§ 3107. Drivers in funeral processions.
(a) General rule.–The driver of a vehicle which is being driven in a funeral procession may: Proceed past a red signal indication or stop sign if the lead vehicle in the procession started through the intersection while the signal indicator was green or, in the case of a stop sign, the lead vehicle first came to a complete stop before proceeding through the intersection.
(b) Visual signals required.–The privileges granted by this section shall apply only if each vehicle in the funeral procession displays lighted head lamps and emergency flashers and bears a flag or other insignia designating it as part of a funeral procession.
I’m hardly the first person to notice the decline in civility and recent years. Richard Mouw, the recently retired president of Fuller Seminary in California, has written on just this in a provocatively entitled book, Uncommon Decency: Civility in an Uncivil World.
My particular take on the topic comes from the view one has from my little corner of the world. I do funeral processions, hundreds of them I have done. They usually tuck me in second in line right behind the hearse. Headlights lit, flashers flashing, orange funeral flag with magnetic base safely affixed to the roof of the car, off we go.
Sunset Memorial Park seems to get the most burying business these days, so a funeral procession from LPC heads up Bellevue right through stop sign at Richardson and then left on Maple Avenue until it meets Bridgetown Pike, then on down Bustleton Pike to County Line Road. 7.6 miles and I think nine traffic lights. Some processions are longer than others and we tend to travel a bit below the posted speed limit. Cross traffic can be delayed, what, two or three minutes for a medium length procession.
We are busy people, always in a hurry somewhere, often nowhere. We don’t want to waste two or three minutes sitting an intersection while the light cycles green and then red and then green again. And we can’t move because the cars with their headlamps lit, flashers flashing and orange flags on magnetic bases waving just keep on coming, right through the intersection and against their red light.
From all I can tell from the car right behind the hearse, most motorists seem patient enough, if not happy, to wait while the long line of cars passes by. I wonder if some drivers ponder eternity or their own mortality as the silver Cadillac station wagon with the ornate box in back leads those mourners in their headlamps-lit, flashers-flashiing, orange flag-waving cars towards the grave that’s been readied at the cemetery.

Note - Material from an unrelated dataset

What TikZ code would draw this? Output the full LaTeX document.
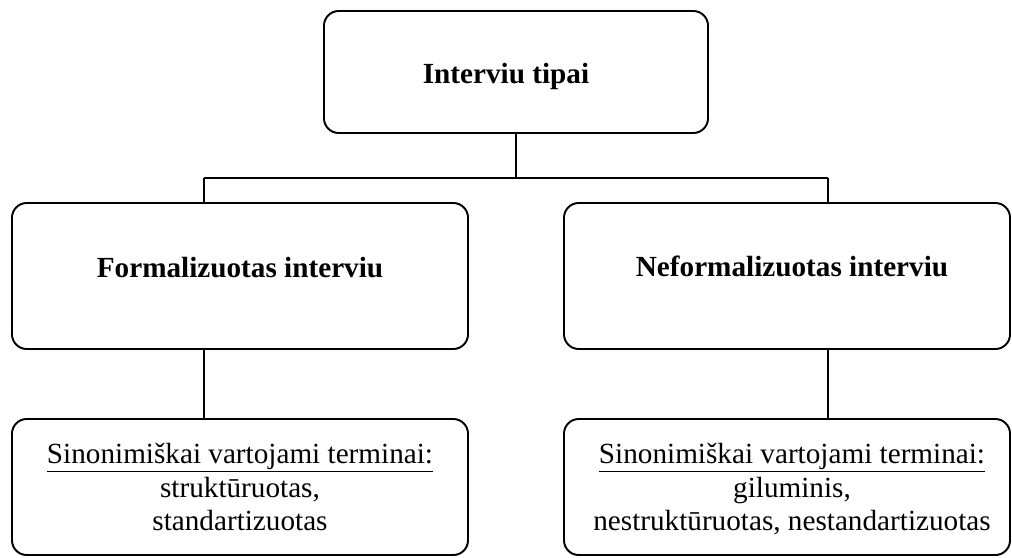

Clearly some motorists aren’t pondering much beyond their own schedule and refusal to be distracted even by death itself. It is not unusual, and increasingly so, to see the hearse itself cut off in intersections or brake suddenly as someone making a right turn does all they can to beat the procession and make it onto Bridgetown Pike before that three-minute delay hits them. I hear horns blast and see that familiar hand gesture made at the hearse driver.
They are still a small minority, but a growing minority, these motorists with no time for death, no thought for the son or daughter, husband or wife; mourners on the way to a final farewell – just for now, we Christians believe – to a life’s companion, a mom or dad who taught love and wisdom, a friend who defined friendship.
My plea to myself and to you is to be willing to stop and wait, quietly, prayerfully, the next time we are inconvenienced by a funeral procession. Pray for the people in the cars behind the hearse and the pastor. Pray that the God of all comfort might comfort them in all their sorrows. Pray that the one whose body is in the box in back of the Cadillac knew and those in the cars that make up the procession know the One by whose love and grace we are assured that the farewell said at the graveside is just for now.